PROBLEM DESCRIPTION:
Every record below should be written out exactly; pictures stay out.

Rows from a dataset of charts and code
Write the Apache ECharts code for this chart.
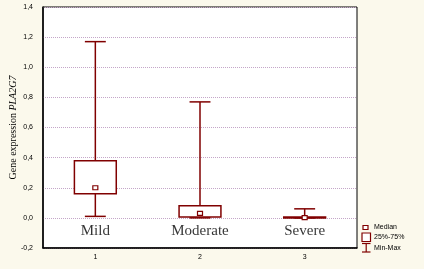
<!DOCTYPE html>
<html>
<head>
<meta charset="utf-8">
<script src="https://cdn.jsdelivr.net/npm/echarts@6/dist/echarts.min.js"></script>
<style>
  html, body { margin: 0; padding: 0; background: #fbf9ec; }
  #chart { width: 424px; height: 269px; }
</style>
</head>
<body>
<div id="chart"></div>
<script>
// categories on the x axis (tick labels) and the group names written inside the plot
var tickLabels = ['1', '2', '3'];
var groupNames = ['Mild', 'Moderate', 'Severe'];
// box statistics per group: min, 25%, median, 75%, max
var minVals = [0.01, 0.0, 0.0];
var q1Vals = [0.16, 0.005, 0.0];
var medianVals = [0.2, 0.03, 0.002];
var q3Vals = [0.38, 0.08, 0.005];
var maxVals = [1.17, 0.77, 0.06];
// y position of the group name labels
var nameY = [-0.09, -0.09, -0.09];

var darkRed = '#800000';

var boxData = tickLabels.map(function (t, i) {
  return [i, minVals[i], q1Vals[i], medianVals[i], q3Vals[i], maxVals[i]];
});
var nameData = groupNames.map(function (n, i) {
  return { value: [i, nameY[i]], name: n };
});

function renderBox(params, api) {
  var x = api.value(0);
  var band = api.size([1, 0])[0];
  var boxW = band * 0.4;
  var capW = band * 0.2;
  var pMin = api.coord([x, api.value(1)]);
  var pQ1 = api.coord([x, api.value(2)]);
  var pMed = api.coord([x, api.value(3)]);
  var pQ3 = api.coord([x, api.value(4)]);
  var pMax = api.coord([x, api.value(5)]);
  var st = { stroke: darkRed, lineWidth: 1.5, fill: null };
  var cx = pMin[0];
  return {
    type: 'group',
    children: [
      { type: 'line', shape: { x1: cx, y1: pMax[1], x2: cx, y2: pQ3[1] }, style: st },
      { type: 'line', shape: { x1: cx, y1: pQ1[1], x2: cx, y2: pMin[1] }, style: st },
      { type: 'line', shape: { x1: cx - capW / 2, y1: pMax[1], x2: cx + capW / 2, y2: pMax[1] }, style: st },
      { type: 'line', shape: { x1: cx - capW / 2, y1: pMin[1], x2: cx + capW / 2, y2: pMin[1] }, style: st },
      { type: 'rect', shape: { x: cx - boxW / 2, y: pQ3[1], width: boxW, height: Math.max(pQ1[1] - pQ3[1], 1) },
        style: { stroke: darkRed, lineWidth: 1.5, fill: '#fff' } },
      { type: 'rect', shape: { x: cx - 2.5, y: pMed[1] - 2, width: 5, height: 4 },
        style: { stroke: darkRed, lineWidth: 1.2, fill: '#fff' } }
    ]
  };
}

var chart = echarts.init(document.getElementById('chart'));
chart.setOption({
  backgroundColor: '#fbf9ec',
  animation: false,
  grid: {
    left: 43, right: 67, top: 7, bottom: 21,
    containLabel: false, outerBoundsMode: 'none',
    show: true, backgroundColor: '#fff', borderColor: '#000', borderWidth: 1
  },
  xAxis: {
    type: 'category',
    data: tickLabels,
    axisLine: { onZero: false, lineStyle: { color: '#000', width: 1.5 } },
    axisTick: { show: false },
    axisLabel: { color: '#000', fontSize: 7, fontFamily: 'Arial, Liberation Sans', margin: 6 },
    splitLine: { show: false }
  },
  yAxis: {
    type: 'value',
    min: -0.2, max: 1.4, interval: 0.2,
    name: '{n|Gene expression }{i|PLA2G7}',
    nameLocation: 'middle',
    nameGap: 25,
    nameMoveOverlap: false,
    nameTextStyle: {
      rich: {
        n: { fontFamily: 'Liberation Serif, Times New Roman, serif', fontSize: 10, color: '#000' },
        i: { fontFamily: 'Liberation Serif, Times New Roman, serif', fontSize: 10, fontStyle: 'italic', color: '#000' }
      }
    },
    axisLine: { show: true, onZero: false, lineStyle: { color: '#000', width: 1.5 } },
    axisTick: { show: false },
    axisLabel: {
      color: '#000', fontSize: 7, fontFamily: 'Arial, Liberation Sans', margin: 10,
      formatter: function (v) { return v.toFixed(1).replace('.', ','); }
    },
    splitLine: { lineStyle: { color: '#c4a6c8', type: 'dotted', width: 1 } }
  },
  series: [
    {
      type: 'custom',
      renderItem: renderBox,
      encode: { x: 0, y: [1, 2, 3, 4, 5] },
      data: boxData,
      z: 5
    },
    {
      type: 'scatter',
      symbolSize: 0,
      data: nameData,
      label: {
        show: true, position: 'inside', formatter: '{b}',
        fontFamily: 'Liberation Serif, Times New Roman, serif', fontSize: 15, color: '#000'
      },
      z: 6
    }
  ],
  graphic: [
    { type: 'rect', shape: { x: 363, y: 225.5, width: 5, height: 4 }, style: { stroke: darkRed, lineWidth: 1.2, fill: '#fff' } },
    { type: 'text', x: 374, y: 227.5, style: { text: 'Median', fontSize: 7, fontFamily: 'Arial, Liberation Sans', fill: '#000', verticalAlign: 'middle' } },
    { type: 'rect', shape: { x: 362, y: 233, width: 8.5, height: 8.5 }, style: { stroke: darkRed, lineWidth: 1.2, fill: '#fff' } },
    { type: 'text', x: 374, y: 237.5, style: { text: '25%-75%', fontSize: 7, fontFamily: 'Arial, Liberation Sans', fill: '#000', verticalAlign: 'middle' } },
    { type: 'line', shape: { x1: 362, y1: 243.5, x2: 370.5, y2: 243.5 }, style: { stroke: darkRed, lineWidth: 1.2 } },
    { type: 'line', shape: { x1: 366.2, y1: 243.5, x2: 366.2, y2: 252 }, style: { stroke: darkRed, lineWidth: 1.2 } },
    { type: 'line', shape: { x1: 362, y1: 252, x2: 370.5, y2: 252 }, style: { stroke: darkRed, lineWidth: 1.2 } },
    { type: 'text', x: 374, y: 248, style: { text: 'Min-Max', fontSize: 7, fontFamily: 'Arial, Liberation Sans', fill: '#000', verticalAlign: 'middle' } }
  ]
});
</script>
</body>
</html>
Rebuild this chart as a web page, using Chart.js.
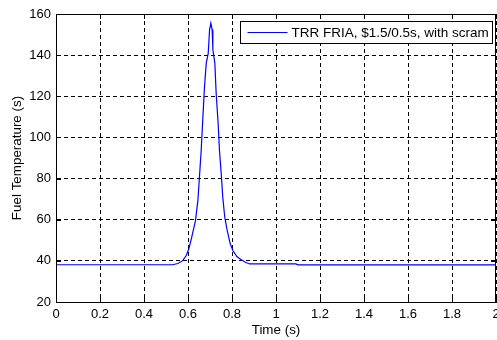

EXPECTED ANSWER:
Write the Apache ECharts code for this chart.
<!DOCTYPE html>
<html>
<head>
<meta charset="utf-8">
<script src="https://cdn.jsdelivr.net/npm/echarts@6/dist/echarts.min.js"></script>
<style>
  html, body { margin: 0; padding: 0; background: #fbf9ec; }
  #chart { width: 424px; height: 269px; }
</style>
</head>
<body>
<div id="chart"></div>
<script>
// categories on the x axis (tick labels) and the group names written inside the plot
var tickLabels = ['1', '2', '3'];
var groupNames = ['Mild', 'Moderate', 'Severe'];
// box statistics per group: min, 25%, median, 75%, max
var minVals = [0.01, 0.0, 0.0];
var q1Vals = [0.16, 0.005, 0.0];
var medianVals = [0.2, 0.03, 0.002];
var q3Vals = [0.38, 0.08, 0.005];
var maxVals = [1.17, 0.77, 0.06];
// y position of the group name labels
var nameY = [-0.09, -0.09, -0.09];

var darkRed = '#800000';

var boxData = tickLabels.map(function (t, i) {
  return [i, minVals[i], q1Vals[i], medianVals[i], q3Vals[i], maxVals[i]];
});
var nameData = groupNames.map(function (n, i) {
  return { value: [i, nameY[i]], name: n };
});

function renderBox(params, api) {
  var x = api.value(0);
  var band = api.size([1, 0])[0];
  var boxW = band * 0.4;
  var capW = band * 0.2;
  var pMin = api.coord([x, api.value(1)]);
  var pQ1 = api.coord([x, api.value(2)]);
  var pMed = api.coord([x, api.value(3)]);
  var pQ3 = api.coord([x, api.value(4)]);
  var pMax = api.coord([x, api.value(5)]);
  var st = { stroke: darkRed, lineWidth: 1.5, fill: null };
  var cx = pMin[0];
  return {
    type: 'group',
    children: [
      { type: 'line', shape: { x1: cx, y1: pMax[1], x2: cx, y2: pQ3[1] }, style: st },
      { type: 'line', shape: { x1: cx, y1: pQ1[1], x2: cx, y2: pMin[1] }, style: st },
      { type: 'line', shape: { x1: cx - capW / 2, y1: pMax[1], x2: cx + capW / 2, y2: pMax[1] }, style: st },
      { type: 'line', shape: { x1: cx - capW / 2, y1: pMin[1], x2: cx + capW / 2, y2: pMin[1] }, style: st },
      { type: 'rect', shape: { x: cx - boxW / 2, y: pQ3[1], width: boxW, height: Math.max(pQ1[1] - pQ3[1], 1) },
        style: { stroke: darkRed, lineWidth: 1.5, fill: '#fff' } },
      { type: 'rect', shape: { x: cx - 2.5, y: pMed[1] - 2, width: 5, height: 4 },
        style: { stroke: darkRed, lineWidth: 1.2, fill: '#fff' } }
    ]
  };
}

var chart = echarts.init(document.getElementById('chart'));
chart.setOption({
  backgroundColor: '#fbf9ec',
  animation: false,
  grid: {
    left: 43, right: 67, top: 7, bottom: 21,
    containLabel: false, outerBoundsMode: 'none',
    show: true, backgroundColor: '#fff', borderColor: '#000', borderWidth: 1
  },
  xAxis: {
    type: 'category',
    data: tickLabels,
    axisLine: { onZero: false, lineStyle: { color: '#000', width: 1.5 } },
    axisTick: { show: false },
    axisLabel: { color: '#000', fontSize: 7, fontFamily: 'Arial, Liberation Sans', margin: 6 },
    splitLine: { show: false }
  },
  yAxis: {
    type: 'value',
    min: -0.2, max: 1.4, interval: 0.2,
    name: '{n|Gene expression }{i|PLA2G7}',
    nameLocation: 'middle',
    nameGap: 25,
    nameMoveOverlap: false,
    nameTextStyle: {
      rich: {
        n: { fontFamily: 'Liberation Serif, Times New Roman, serif', fontSize: 10, color: '#000' },
        i: { fontFamily: 'Liberation Serif, Times New Roman, serif', fontSize: 10, fontStyle: 'italic', color: '#000' }
      }
    },
    axisLine: { show: true, onZero: false, lineStyle: { color: '#000', width: 1.5 } },
    axisTick: { show: false },
    axisLabel: {
      color: '#000', fontSize: 7, fontFamily: 'Arial, Liberation Sans', margin: 10,
      formatter: function (v) { return v.toFixed(1).replace('.', ','); }
    },
    splitLine: { lineStyle: { color: '#c4a6c8', type: 'dotted', width: 1 } }
  },
  series: [
    {
      type: 'custom',
      renderItem: renderBox,
      encode: { x: 0, y: [1, 2, 3, 4, 5] },
      data: boxData,
      z: 5
    },
    {
      type: 'scatter',
      symbolSize: 0,
      data: nameData,
      label: {
        show: true, position: 'inside', formatter: '{b}',
        fontFamily: 'Liberation Serif, Times New Roman, serif', fontSize: 15, color: '#000'
      },
      z: 6
    }
  ],
  graphic: [
    { type: 'rect', shape: { x: 363, y: 225.5, width: 5, height: 4 }, style: { stroke: darkRed, lineWidth: 1.2, fill: '#fff' } },
    { type: 'text', x: 374, y: 227.5, style: { text: 'Median', fontSize: 7, fontFamily: 'Arial, Liberation Sans', fill: '#000', verticalAlign: 'middle' } },
    { type: 'rect', shape: { x: 362, y: 233, width: 8.5, height: 8.5 }, style: { stroke: darkRed, lineWidth: 1.2, fill: '#fff' } },
    { type: 'text', x: 374, y: 237.5, style: { text: '25%-75%', fontSize: 7, fontFamily: 'Arial, Liberation Sans', fill: '#000', verticalAlign: 'middle' } },
    { type: 'line', shape: { x1: 362, y1: 243.5, x2: 370.5, y2: 243.5 }, style: { stroke: darkRed, lineWidth: 1.2 } },
    { type: 'line', shape: { x1: 366.2, y1: 243.5, x2: 366.2, y2: 252 }, style: { stroke: darkRed, lineWidth: 1.2 } },
    { type: 'line', shape: { x1: 362, y1: 252, x2: 370.5, y2: 252 }, style: { stroke: darkRed, lineWidth: 1.2 } },
    { type: 'text', x: 374, y: 248, style: { text: 'Min-Max', fontSize: 7, fontFamily: 'Arial, Liberation Sans', fill: '#000', verticalAlign: 'middle' } }
  ]
});
</script>
</body>
</html>
Rebuild this chart as a web page, using Chart.js.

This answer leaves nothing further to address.